London gin palace

London’s gin palaces – convivial, glamorous environments. But how did gin reinvent itself from being something drunk by children in slums just 80 years prior?

 

Fans of booze and/or history may know a few things about gin’s past. One being that the gin craze raged in London between 1720 and 1751, during which time adults would drink an average of half a pint of gin a day. The gin consumption of the average child’s wasn’t far off this either.

Then, from 1830, the gin palace was born. These were brightly lit, welcoming spaces that were adorned with lamps, mirrors and cut glass.*

But how did gin reinvent itself between these dates? How did it go from being something drunk in the slums to something drunk by the well-to-do in glitzy spaces?

Not much is written about gin’s transition, but we’ve done some super sleuthing to uncover the following…

First of all, the gin drunk during the gin craze was known as ‘Old Tom’, and was very different to the gin we drink today. Anyone was allowed to distil their own gin; the lack of quality control causing it to taste foul. Copious amounts of sugar would be added to mask its base flavour. It was so disgusting that turpentine and sulphuric acid were also often added in the name of making the drink taste better.

The gin craze was brought to a halt largely by the Gin Act of 1751. By prohibiting gin distillers from selling to unlicensed merchants and charging higher fees for licenses, it eliminated small gin shops, which helped curb consumption. Bad harvests between 1757 and 1760 led to a ban on distilling grain, which helped reduce consumption further.

Although the ban was lifted in 1760, gin was subject to higher taxes and had to pass tougher quality controls than ever before. Distillers, realising gin would cost more to make, were forced to improve the quality of the drink so it could justify its price.

Alexander Gordon, the founder of Gordon’s Dry London Gin, opened his first distillery in 1769. His commitment to quality was clear – the gin was (and still is) distilled three times for purity. In 1786 he relocated his factory to Clerkenwell in order to take advantage of the purer water bubbling up at the natural spring of Clerk’s Well.**

Although Alexander Gordon laid the way for better gin, other distillers followed suit in the late 1820s and early 1830s. New distilling methods were invented at this time, enabling producers to make spirits that were free of impurities. As they didn’t need sugar or other nasty ingredients to hide the taste, gin from the 1830s onwards was much cleaner and brighter. This new type of gin, referred to as London Dry gin, became popular as it fit beautifully with the Victorians’ interest in healthier ways of living.

The other part of gin’s reinvention came with the arrival of gin palaces in the 1830s. The motivation for their introduction was the 1830 Beer Act, which enabled anyone who had purchased a cheap licence to sell beer. Over the eight years that followed, 45,000 beer shops opened across the UK – more than 15 a day. Gin sellers knew they need to do something to fight back.

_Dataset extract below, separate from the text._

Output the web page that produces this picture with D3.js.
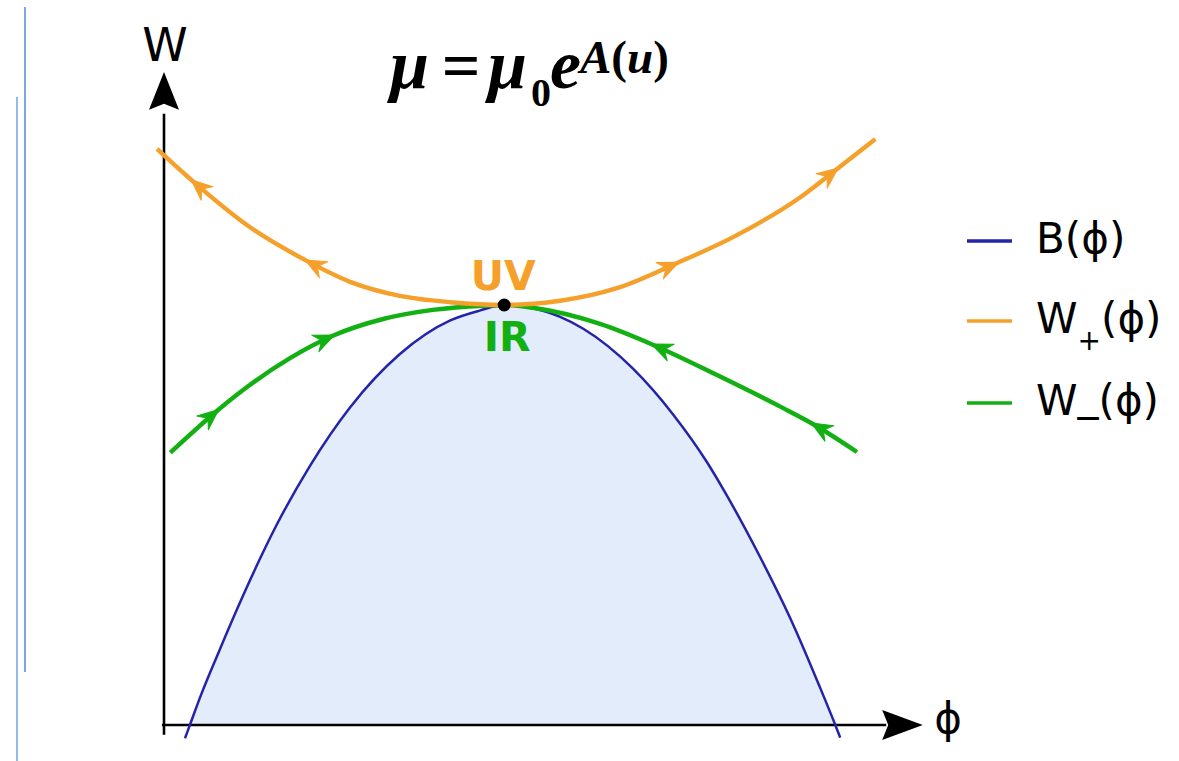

The aesthetic of the gin palace was aided by numerous recent innovations. In the early 1800s, gas lighting was introduced – for example, Pall Mall was lit by gas lamps in 1807. In 1832, sheet glass was invented, making this much more affordable and accessible. Mirrors were also put within reach from 1835, when the silvered-glass mirror was invented. All of these innovations meant that gin palaces could supply glorious amounts of light, day or night. More importantly, they were far more glamorous and exciting than the competing beer shops.

So, with innovations in gin’s production and the appearance of its environment, gin moved from being a deadly and foul drink to something sophisticated that was quaffed in sparkling surroundings. It moved an incredibly long way between 1750 and 1850.

If you have any other interesting facts about gin, we’d love to hear them! Please share your thoughts by leaving a comment below.

 

*There’s lots to say about the gin craze and gin palaces, but unfortunately we don’t have space here. You can find out more about both the gin craze and gin palaces from various sources, including our Death and Debauchery Walking Tour. You can also check out one of London’s last gin palaces on our History of Drinking Tour.

**A few other interesting facts about Gordon’s London Dry Gin: the recipe he launched with has not been changed to this day. We know that the gin is triple distilled and takes its flavour from juniper berries, coriander seeds, angelica root, liquorice, orris root, orange and lemon peel. However, only 12 people in the world are privy to the complete recipe. Gordon’s Gin is now the world’s best selling London Dry gin.

Gin Lane by Hogarth, depicting London's gin craze

‘Gin Lane’ by William Hogarth, a print that illustrates the possible consequences of gin drinking. Note the hanged man in the building, the children drinking gin on the right hand side and the baby on a skewer in the distance.

An early Gordon's gin bottle

An early Gordon’s gin bottle. Alexander Gordon began distilling gin in 1769.